December 21, 2012

SMU law graduate W. Yandell “Tog” Rogers, Jr. of Houston is giving back to the school he attended on a scholarship. His gift of $12.1 million will provide scholarships for students in SMU’s Dedman School of Law. The W. Yandell “Tog” Rogers Jr. Endowed Scholarship Fund is the second largest gift in the history of the law school, following the Dedman family gift of $20 million that resulted in naming of the school.

Trustee Scott J. McClean ’78 (left), Houston co-chair of he Second Century Campaign Steering Committee, was among those honoring W. Yandell “Tog” Rogers, Jr. ’61 and his wife, Suzie, at a reception and presentation at the Houstonian November 1.

“The Rogers Scholarships will provide resources to educate leaders like Tog,” says SMU President R. Gerald Turner.

Through a scholarship arranged by Law Professor Roy Ray, Rogers was able to complete law school and graduate in 1961. “I’m paying back a debt,” says Rogers. “Without a scholarship, I wouldn’t have made it through the SMU School
of Law. This gift is to help other people in need do what I was able to do.”
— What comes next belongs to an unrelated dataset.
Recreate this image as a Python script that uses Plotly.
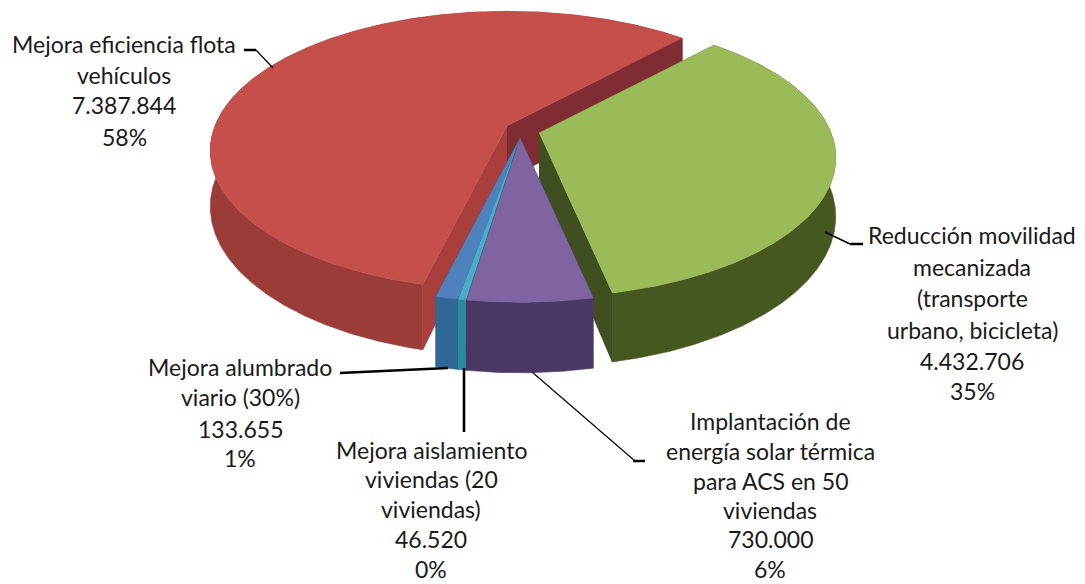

Rogers is a retired lawyer and businessman. He clerked for Texas Supreme Court Justices Clyde Smith and Joe Greenhill. He was an associate in the Dallas law firm of Wynne, McKenzie, Jaffe and Tinsley from 1961 to 1967. As part of the firm’s litigation practice, he represented celebrities such as baseball legend Mickey Mantle.

> Houston Commitments, Gifts Top $100 Million

Rogers moved to Houston in 1967. He served as general counsel at Ridgway Blueprinting, a small, publicly traded company, before becoming president of the company. He took Ridgway private and purchased the company, selling it to American Reprographic Company in 2000. At that time, Ridgway was the largest privately held reprographics company in the U.S.

Rogers is a member of the Executive Board of Dedman School of Law and the Houston Steering Committee of SMU Unbridled: The Second Century Campaign. Three of his five children are SMU graduates. Wiley Yandell Rogers III earned a B.B.A. in finance in 1986. Laura Rogers Braun earned an M.B.A. in 1987, and Matthew Alford Rogers graduated in 2003 with B.A. degrees in public policy and economics.

“Continued investment in scholarships and faculty is essential to SMU Dedman Law remaining competitive and advancing the momentum of recent years,” says Dedman Law Dean John B. Attanasio.

With Rogers’ gift of $12.1 million, SMU Dedman School of Law has raised more than $55 million in gifts to The Second Century Campaign.